I recently (2020) discovered this post because of a need to count files and directories across slow connections, and this was the fastest implementation I could come up with. The .NET enumeration methods (GetFiles(), GetDirectories()) perform a lot of under-the-hood work that slows them down tremendously by comparison.
This solution utilizes the Win32 API and .NET's Parallel.ForEach() to leverage the threadpool to maximize performance.
P/Invoke:
/// <summary>
/// https://learn.microsoft.com/en-us/windows/win32/api/fileapi/nf-fileapi-findfirstfilew
/// </summary>
[DllImport("kernel32.dll", SetLastError = true)]
public static extern IntPtr FindFirstFile(
string lpFileName,
ref WIN32_FIND_DATA lpFindFileData
);
/// <summary>
/// https://learn.microsoft.com/en-us/windows/win32/api/fileapi/nf-fileapi-findnextfilew
/// </summary>
[DllImport("kernel32.dll", SetLastError = true)]
public static extern bool FindNextFile(
IntPtr hFindFile,
ref WIN32_FIND_DATA lpFindFileData
);
/// <summary>
/// https://learn.microsoft.com/en-us/windows/win32/api/fileapi/nf-fileapi-findclose
/// </summary>
[DllImport("kernel32.dll", SetLastError = true)]
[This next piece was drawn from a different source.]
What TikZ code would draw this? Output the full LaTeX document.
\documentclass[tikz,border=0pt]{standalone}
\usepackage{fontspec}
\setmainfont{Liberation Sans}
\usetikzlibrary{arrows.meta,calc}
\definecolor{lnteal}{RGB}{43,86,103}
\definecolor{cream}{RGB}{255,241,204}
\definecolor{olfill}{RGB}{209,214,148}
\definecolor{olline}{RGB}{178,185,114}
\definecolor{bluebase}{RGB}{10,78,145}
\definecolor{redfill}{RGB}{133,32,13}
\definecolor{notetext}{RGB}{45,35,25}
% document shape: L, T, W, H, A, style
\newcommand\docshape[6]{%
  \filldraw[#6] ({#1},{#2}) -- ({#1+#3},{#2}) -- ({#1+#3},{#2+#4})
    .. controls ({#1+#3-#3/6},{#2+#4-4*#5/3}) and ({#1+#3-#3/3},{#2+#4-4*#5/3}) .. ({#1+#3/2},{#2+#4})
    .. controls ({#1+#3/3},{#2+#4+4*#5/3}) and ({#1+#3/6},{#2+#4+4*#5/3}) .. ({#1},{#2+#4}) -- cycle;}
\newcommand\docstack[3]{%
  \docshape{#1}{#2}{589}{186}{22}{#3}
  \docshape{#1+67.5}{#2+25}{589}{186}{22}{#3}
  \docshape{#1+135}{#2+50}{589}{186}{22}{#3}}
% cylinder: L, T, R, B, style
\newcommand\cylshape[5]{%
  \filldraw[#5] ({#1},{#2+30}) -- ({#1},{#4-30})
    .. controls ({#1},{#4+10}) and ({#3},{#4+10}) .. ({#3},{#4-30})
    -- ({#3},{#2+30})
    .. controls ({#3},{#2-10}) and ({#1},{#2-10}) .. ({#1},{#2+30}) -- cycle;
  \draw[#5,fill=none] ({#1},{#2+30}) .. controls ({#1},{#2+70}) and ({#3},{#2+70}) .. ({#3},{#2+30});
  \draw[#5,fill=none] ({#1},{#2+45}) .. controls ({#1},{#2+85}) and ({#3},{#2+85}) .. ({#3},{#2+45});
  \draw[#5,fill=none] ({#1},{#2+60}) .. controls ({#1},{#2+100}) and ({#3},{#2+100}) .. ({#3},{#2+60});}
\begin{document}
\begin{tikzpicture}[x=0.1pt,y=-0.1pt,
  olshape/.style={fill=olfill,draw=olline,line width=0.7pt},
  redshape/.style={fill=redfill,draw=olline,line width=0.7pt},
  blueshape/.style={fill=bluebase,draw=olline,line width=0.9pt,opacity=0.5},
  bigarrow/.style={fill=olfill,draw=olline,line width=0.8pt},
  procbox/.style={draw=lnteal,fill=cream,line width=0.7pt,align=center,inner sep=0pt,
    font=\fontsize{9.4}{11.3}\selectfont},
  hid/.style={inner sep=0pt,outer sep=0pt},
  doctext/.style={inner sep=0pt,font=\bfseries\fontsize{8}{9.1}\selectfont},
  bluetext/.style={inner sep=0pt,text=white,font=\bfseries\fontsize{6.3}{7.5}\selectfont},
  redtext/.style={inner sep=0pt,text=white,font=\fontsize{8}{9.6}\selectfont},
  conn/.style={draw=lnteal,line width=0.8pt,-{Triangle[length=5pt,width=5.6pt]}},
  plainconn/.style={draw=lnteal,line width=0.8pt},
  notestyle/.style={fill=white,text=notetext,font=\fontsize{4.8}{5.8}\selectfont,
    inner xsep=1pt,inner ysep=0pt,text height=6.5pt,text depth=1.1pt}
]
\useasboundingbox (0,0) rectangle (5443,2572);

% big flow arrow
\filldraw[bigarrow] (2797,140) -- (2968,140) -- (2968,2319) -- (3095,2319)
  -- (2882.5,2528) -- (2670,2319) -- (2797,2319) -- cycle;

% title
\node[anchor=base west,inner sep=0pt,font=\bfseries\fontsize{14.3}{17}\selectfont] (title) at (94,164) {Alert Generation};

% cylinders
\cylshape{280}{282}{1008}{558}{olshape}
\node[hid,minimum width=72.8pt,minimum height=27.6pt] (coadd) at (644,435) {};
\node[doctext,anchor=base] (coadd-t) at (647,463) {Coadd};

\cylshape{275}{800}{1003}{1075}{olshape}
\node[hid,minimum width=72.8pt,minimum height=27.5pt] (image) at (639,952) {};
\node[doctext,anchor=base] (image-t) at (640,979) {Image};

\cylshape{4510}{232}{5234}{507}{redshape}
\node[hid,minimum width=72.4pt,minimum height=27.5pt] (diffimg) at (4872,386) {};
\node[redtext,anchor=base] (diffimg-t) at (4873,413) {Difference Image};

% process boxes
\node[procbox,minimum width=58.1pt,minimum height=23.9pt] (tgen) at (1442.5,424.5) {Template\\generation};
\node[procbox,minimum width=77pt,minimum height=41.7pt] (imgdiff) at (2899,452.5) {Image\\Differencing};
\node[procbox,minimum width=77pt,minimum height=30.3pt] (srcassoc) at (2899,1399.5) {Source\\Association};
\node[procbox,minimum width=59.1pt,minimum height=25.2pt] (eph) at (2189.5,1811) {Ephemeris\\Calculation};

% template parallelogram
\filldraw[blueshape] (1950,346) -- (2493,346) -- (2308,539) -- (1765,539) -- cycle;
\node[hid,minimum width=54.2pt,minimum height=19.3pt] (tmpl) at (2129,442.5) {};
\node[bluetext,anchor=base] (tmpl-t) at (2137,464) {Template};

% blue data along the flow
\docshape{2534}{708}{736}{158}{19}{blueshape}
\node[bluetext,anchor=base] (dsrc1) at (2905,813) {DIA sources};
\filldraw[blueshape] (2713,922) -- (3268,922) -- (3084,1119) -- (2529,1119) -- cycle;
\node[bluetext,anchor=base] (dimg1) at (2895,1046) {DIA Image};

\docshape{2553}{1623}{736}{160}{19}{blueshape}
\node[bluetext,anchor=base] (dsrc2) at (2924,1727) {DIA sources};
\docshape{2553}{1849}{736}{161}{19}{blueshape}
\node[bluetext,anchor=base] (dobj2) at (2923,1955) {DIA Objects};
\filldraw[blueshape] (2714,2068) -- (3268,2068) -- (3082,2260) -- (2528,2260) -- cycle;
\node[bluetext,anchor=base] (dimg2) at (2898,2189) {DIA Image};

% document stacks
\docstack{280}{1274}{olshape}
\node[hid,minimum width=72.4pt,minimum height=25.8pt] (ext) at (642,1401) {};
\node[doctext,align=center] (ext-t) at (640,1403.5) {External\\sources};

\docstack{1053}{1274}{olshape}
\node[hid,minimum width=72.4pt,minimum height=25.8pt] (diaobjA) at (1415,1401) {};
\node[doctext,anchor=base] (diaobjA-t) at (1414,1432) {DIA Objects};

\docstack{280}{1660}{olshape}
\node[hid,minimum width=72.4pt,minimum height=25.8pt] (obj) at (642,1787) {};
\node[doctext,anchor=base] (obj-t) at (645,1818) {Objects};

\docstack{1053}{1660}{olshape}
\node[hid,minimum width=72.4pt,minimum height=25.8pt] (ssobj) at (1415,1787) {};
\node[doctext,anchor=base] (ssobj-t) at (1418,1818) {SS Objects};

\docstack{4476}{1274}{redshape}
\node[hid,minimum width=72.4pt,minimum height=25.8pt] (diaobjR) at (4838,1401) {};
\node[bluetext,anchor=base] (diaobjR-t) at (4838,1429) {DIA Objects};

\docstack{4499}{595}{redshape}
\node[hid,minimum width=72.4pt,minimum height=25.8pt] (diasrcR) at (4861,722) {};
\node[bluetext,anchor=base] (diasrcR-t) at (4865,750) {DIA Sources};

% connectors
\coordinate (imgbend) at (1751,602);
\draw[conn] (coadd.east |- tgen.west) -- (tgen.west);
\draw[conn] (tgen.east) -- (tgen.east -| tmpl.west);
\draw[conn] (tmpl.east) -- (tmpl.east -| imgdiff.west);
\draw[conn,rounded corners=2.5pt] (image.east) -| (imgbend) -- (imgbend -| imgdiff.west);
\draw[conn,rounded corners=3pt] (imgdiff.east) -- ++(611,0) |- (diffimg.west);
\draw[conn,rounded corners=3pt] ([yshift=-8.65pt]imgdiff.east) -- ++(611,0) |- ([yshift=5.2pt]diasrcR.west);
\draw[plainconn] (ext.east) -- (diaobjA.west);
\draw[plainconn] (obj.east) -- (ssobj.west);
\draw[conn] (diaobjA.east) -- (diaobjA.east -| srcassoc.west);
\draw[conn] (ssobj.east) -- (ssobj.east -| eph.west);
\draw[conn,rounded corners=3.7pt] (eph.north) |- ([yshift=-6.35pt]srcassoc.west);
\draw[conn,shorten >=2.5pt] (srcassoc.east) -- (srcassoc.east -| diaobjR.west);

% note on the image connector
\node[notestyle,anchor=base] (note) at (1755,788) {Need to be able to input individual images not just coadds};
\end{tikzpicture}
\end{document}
public static extern bool FindClose(
IntPtr hFindFile
);
Method:
public static Tuple<long, long> CountFilesDirectories(
string path,
CancellationToken token
)
{
if (String.IsNullOrWhiteSpace(path))
throw new ArgumentNullException("path", "The provided path is NULL or empty.");
// If the provided path doesn't end in a backslash, append one.
if (path.Last() != '\\')
path += '\\';
IntPtr hFile = IntPtr.Zero;
Win32.Kernel32.WIN32_FIND_DATA fd = new Win32.Kernel32.WIN32_FIND_DATA();
long files = 0;
long dirs = 0;
try
{
hFile = Win32.Kernel32.FindFirstFile(
path + "*", // Discover all files/folders by ending a directory with "*", e.g. "X:\*".
ref fd
);
// If we encounter an error, or there are no files/directories, we return no entries.
if (hFile.ToInt64() == -1)
return Tuple.Create<long, long>(0, 0);
//
// Find (and count) each file/directory, then iterate through each directory in parallel to maximize performance.
//
List<string> directories = new List<string>();
do
{
// If a directory (and not a Reparse Point), and the name is not "." or ".." which exist as concepts in the file system,
// count the directory and add it to a list so we can iterate over it in parallel later on to maximize performance.
if ((fd.dwFileAttributes & FileAttributes.Directory) != 0 &&
(fd.dwFileAttributes & FileAttributes.ReparsePoint) == 0 &&
fd.cFileName != "." && fd.cFileName != "..")
{
directories.Add(System.IO.Path.Combine(path, fd.cFileName));
dirs++;
}
// Otherwise, if this is a file ("archive"), increment the file count.
else if ((fd.dwFileAttributes & FileAttributes.Archive) != 0)
{
files++;
}
}
while (Win32.Kernel32.FindNextFile(hFile, ref fd));
// Iterate over each discovered directory in parallel to maximize file/directory counting performance,
// calling itself recursively to traverse each directory completely.
Parallel.ForEach(
directories,
new ParallelOptions()
{
CancellationToken = token
},
directory =>
{
var count = CountFilesDirectories(
directory,
token
);
lock (directories)
{
files += count.Item1;
dirs += count.Item2;
}
});
}
catch (Exception)
{
// Handle as desired.
}
finally
{
if (hFile.ToInt64() != 0)
Win32.Kernel32.FindClose(hFile);
}
return Tuple.Create<long, long>(files, dirs);
}
On my local system, the performance of GetFiles()/GetDirectories() can be close to this, but across slower connections (VPNs, etc.) I found that this is tremendously faster—45 minutes vs. 90 seconds to access a remote directory of ~40k files, ~40 GB in size.
This can also fairly easily be modified to include other data, like the total file size of all files counted, or rapidly recursing through and deleting empty directories, starting at the furthest branch.